New Mexico students have shown achievement gains in math, reading and graduation rates since 2003, but the state still ranks near the bottom nationally on quality of education measures, a new report shows.
New Mexico ranked 49th in the U.S. – ahead of only Nevada and Mississippi – in Quality Counts 2016, an annual report issued by the Education Week Research Center. The state scored an overall grade of D, which is unchanged from last year, when the state also ranked 49th.
Fourth- and eighth-grade students scored among the lowest math and reading test scores in the nation in 2015, even though student scores showed marked improvement over the last 12 years, the report found.
“When we look at reading and math scores, we see that New Mexico is near the bottom on current performance,” said Sterling Lloyd, senior research associate at the Education Week Research Center. “But when we look at achievement gains, New Mexico is doing fairly well over time.”
Education Week is a national newspaper based in Bethesda, Md., that covers K-12 education. It also publishes several annual reports, including Quality Counts.
New Mexico ranked 50th among U.S. states and the District of Columbia on the National Assessment of Educational Progress fourth-grade math test. But those scores improved 8.6 percent from 2003 to 2015.
New Mexico’s high school graduation rate of 74 percent in 2012 ranked 45th in the U.S. But the high school graduation rate is up from 67.4 percent in 2003.

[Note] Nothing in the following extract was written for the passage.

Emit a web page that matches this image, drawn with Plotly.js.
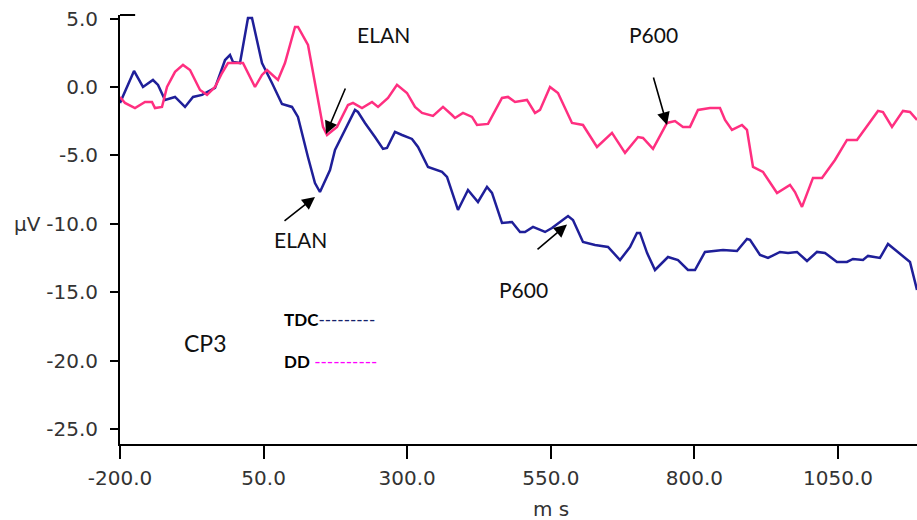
<!DOCTYPE html>
<html>
<head>
<meta charset="utf-8">
<script src="https://cdn.plot.ly/plotly-3.0.1.min.js"></script>
<style>
  html, body { margin: 0; padding: 0; background: #fff; }
  #chart { width: 917px; height: 520px; }
</style>
</head>
<body>
<div id="chart"></div>
<script>
// TDC (blue) waveform: time in ms and amplitude in µV
var tdcTime = [-200,-175.6,-160,-142.6,-133.8,-121.7,-104.2,-86.8,-72.9,-57.2,-34.6,-17.1,-8.5,-3.3,8.9,22.8,29.8,47.2,64.6,82,99.4,109.8,127.2,139.4,148.1,165.6,174.3,195.2,209.1,214.3,226.5,243.9,257.9,264.8,278.7,291,308.3,318.8,336.2,360.6,369.3,388.4,405.8,423.2,438.9,447.6,465,482.4,496.4,505,519,540,552,580,588.6,606,627,649.6,670.5,687.9,700,705.3,717.5,731.4,754,771.4,788.8,801,818.4,849.8,874.1,891.5,896.8,914.2,928.1,949,963,978.6,996,1013.4,1027.3,1048.2,1065.6,1076,1093.5,1102.2,1123,1137,1161.4,1175.3,1187.5];
var tdcValue = [-1.17,1.17,0,0.51,0.15,-0.95,-0.73,-1.46,-0.73,-0.58,-0.07,1.97,2.34,1.83,1.75,5.04,5.04,1.75,0.29,-1.24,-1.46,-2.19,-5.12,-7.02,-7.68,-6.07,-4.61,-2.92,-1.68,-1.83,-2.63,-3.66,-4.53,-4.46,-3.29,-3.51,-3.80,-4.39,-5.85,-6.21,-6.58,-8.99,-7.53,-8.41,-7.31,-7.75,-9.94,-9.87,-10.6,-10.6,-10.23,-10.6,-10.31,-9.43,-9.72,-11.33,-11.55,-11.7,-12.65,-11.7,-10.67,-10.67,-12.13,-13.38,-12.43,-12.65,-13.38,-13.38,-12.06,-11.92,-11.99,-11.11,-11.18,-12.28,-12.5,-12.06,-12.13,-12.06,-12.72,-12.06,-12.13,-12.79,-12.79,-12.57,-12.65,-12.35,-12.5,-11.48,-12.28,-12.79,-14.84];

// DD (pink) waveform
var ddTime = [-200,-191.3,-173.9,-156.5,-144.3,-139.1,-126.9,-118.2,-104.2,-90.3,-78.1,-60.7,-48.5,-34.6,-22.4,-12,14.1,35,47.2,55.9,75,87.2,104.7,109.9,127.3,139.5,153.4,160.4,177.8,196.9,205.6,221.3,238.7,249.2,266.6,282.2,299.6,313.6,325.8,344.9,362.3,378,383.2,397.1,412.8,421.5,440.7,465,475.5,487.7,508.5,522.5,531.2,548.6,562.5,586.9,606,630.4,656.5,679.2,701.8,710.5,727.9,752.3,766.2,780.1,792.3,806.2,827.1,844.5,853.3,865.4,882.8,891.5,902,919.4,943.8,966.4,975.1,987.3,1006.4,1022.1,1044.7,1065.6,1083,1105.7,1119.6,1128.3,1144,1163.1,1175.3,1187.5];
var ddValue = [-0.73,-1.17,-1.54,-1.10,-1.10,-1.54,-1.46,0,1.10,1.61,1.24,-0.22,-0.58,0,1.02,1.75,1.75,0,0.88,1.24,0.51,1.75,4.39,4.39,3.07,0.22,-2.92,-3.51,-2.92,-1.32,-1.17,-1.54,-1.10,-1.46,-0.80,0.15,-0.44,-1.46,-1.90,-2.12,-1.46,-2.05,-2.27,-1.90,-2.19,-2.78,-2.70,-0.80,-0.73,-1.10,-0.95,-1.90,-1.68,0,-0.44,-2.63,-2.78,-4.39,-3.36,-4.82,-3.66,-3.73,-4.53,-2.63,-2.49,-2.92,-2.92,-1.68,-1.54,-1.54,-2.41,-3.14,-2.78,-3.14,-5.85,-6.21,-7.75,-7.16,-7.68,-8.77,-6.65,-6.65,-5.34,-3.87,-3.87,-2.56,-1.75,-1.83,-2.92,-1.75,-1.83,-2.41];

// Axis ticks
var xTickVals = [-200, 50, 300, 550, 800, 1050];
var xTickText = ["-200.0", "50.0", "300.0", "550.0", "800.0", "1050.0"];
var yTickVals = [5, 0, -5, -10, -15, -20, -25];
var yTickText = ["5.0", "0.0", "-5.0", "-10.0", "-15.0", "-20.0", "-25.0"];

// Component labels with arrow tips (ms, µV)
var arrowLabels = [
  {x: 158.6, y: -3.44, ax: 20, ay: -47},
  {x: 139.5, y: -8.04, ax: -32, ay: 25},
  {x: 752.3, y: -2.78, ax: -14, ay: -49},
  {x: 578.2, y: -10.06, ax: -31, ay: 26}
];
var textLabels = [
  {text: "ELAN", x: 257.9, y: 3.87},
  {text: "ELAN", x: 113.4, y: -11.18},
  {text: "P600", x: 727.9, y: 3.87},
  {text: "P600", x: 501.6, y: -14.84},
  {text: "CP3", x: -52, y: -18.7, size: 23}
];

var blue = "#1f1f99";
var pink = "#ff2f80";
var tickFont = {family: "DejaVu Sans", size: 20, color: "#333333"};

var traces = [
  {x: tdcTime, y: tdcValue, type: "scatter", mode: "lines", name: "TDC",
   line: {color: blue, width: 2.5}},
  {x: ddTime, y: ddValue, type: "scatter", mode: "lines", name: "DD",
   line: {color: pink, width: 2.5}}
];

var annotations = [];
arrowLabels.forEach(function(a) {
  annotations.push({x: a.x, y: a.y, xref: "x", yref: "y", ax: a.ax, ay: a.ay,
    axref: "pixel", ayref: "pixel", text: "", showarrow: true,
    arrowhead: 2, arrowsize: 1.6, arrowwidth: 1.6, arrowcolor: "#000", standoff: 0});
});
textLabels.forEach(function(t) {
  annotations.push({x: t.x, y: t.y, xref: "x", yref: "y", text: t.text, showarrow: false,
    xanchor: "center", yanchor: "middle",
    font: {family: "Lato", size: t.size || 21, color: "#111"}});
});
// legend-like labels
annotations.push({x: 82, y: -17.0, xref: "x", yref: "y", xanchor: "left", yanchor: "middle", showarrow: false,
  text: "<b>TDC</b><span style='color:#14226a'>---------</span>",
  font: {family: "Lato", size: 17, color: "#000"}});
annotations.push({x: 82, y: -20.1, xref: "x", yref: "y", xanchor: "left", yanchor: "middle", showarrow: false,
  text: "<b>DD</b> <span style='color:#ff00ff'>----------</span>",
  font: {family: "Lato", size: 17, color: "#000"}});
// axis labels
annotations.push({x: -0.096, y: -10, xref: "paper", yref: "y", xanchor: "right", yanchor: "middle",
  showarrow: false, text: "µV", font: tickFont});
annotations.push({x: 550, y: -0.152, xref: "x", yref: "paper", xanchor: "center", yanchor: "middle",
  showarrow: false, text: "m s", font: tickFont});

var layout = {
  width: 917, height: 520,
  margin: {l: 120, r: 0, t: 15, b: 76, pad: 0},
  paper_bgcolor: "#fff", plot_bgcolor: "#fff",
  showlegend: false,
  xaxis: {range: [-200, 1187.5], tickvals: xTickVals, ticktext: xTickText,
    ticks: "outside", ticklen: 13, tickwidth: 2, tickcolor: "#000",
    showline: true, linewidth: 2, linecolor: "#000", showgrid: false, zeroline: false,
    tickfont: tickFont, ticklabelstandoff: 2, fixedrange: true},
  yaxis: {range: [-26.1, 5.26], tickvals: yTickVals, ticktext: yTickText,
    ticks: "outside", ticklen: 8, tickwidth: 2, tickcolor: "#000",
    showline: true, linewidth: 2, linecolor: "#000", showgrid: false, zeroline: false,
    tickfont: tickFont, ticklabelstandoff: 8, fixedrange: true},
  shapes: [
    {type: "line", xref: "paper", yref: "paper", x0: 0, x1: 0.019, y0: 1, y1: 1,
     line: {color: "#000", width: 2}}
  ],
  annotations: annotations
};

Plotly.newPlot("chart", traces, layout, {displayModeBar: false, staticPlot: true});
</script>
</body>
</html>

New Mexico “has made some solid gains from 2003 to 2015,” Lloyd said. “That’s something that can be considered encouraging for parents and educators and policymakers in the state.”
New Mexico also does a good job of distributing limited education funding equitably among school districts.
New Mexico ranked 36th in the U.S. on per-pupil spending, with an average of $9,767 spent per student in 2013. It ranked No. 3 on an index that measures the equitable distribution of funding per pupil.
Robert McEntyre, a spokesman for the New Mexico Public Education Department, said the report shows the need for a third-grade retention proposal supported by Gov. Susana Martinez.
The report “punctuates the need for meaningful reforms, and that includes ending the failed practice of social promotion that passes our kids onto the next grade even when they cannot read,” McEntyre said in a written statement.
Martinez has called for the social promotion measure since she took office in 2011. It would require most third-graders who cannot read adequately to repeat the grade level. The measure died in a Senate committee in 2015.
Rep. Monica Youngblood, R-Albuquerque, has pre-filed a similar bill for legislators to consider in the session that begins Jan. 19.
Many of the criteria used in the Quality Counts study play on New Mexico’s weaknesses as a poor state.
For example, New Mexico ranked 50th in family income, with only 45 percent of children from families with incomes that exceed 200 percent of the federal poverty index.
Family income is one of 13 factors in the report’s “chance-for-success index,” which measures a wide variety of factors that affect education. New Mexico ranked 50th in the report’s chance-for-success index.
The report notes that only 38 percent of New Mexico children have at least one parent with a college degree, 69 percent have a parent who works full time and 81 percent have parents who are fluent in English. All those factors put New Mexico near the bottom nationally.
“Poverty has considerable influence on student achievement,” Lloyd said. “The report tries to provide a holistic view of education. Students are impacted by what goes on outside the schoolhouse doors.”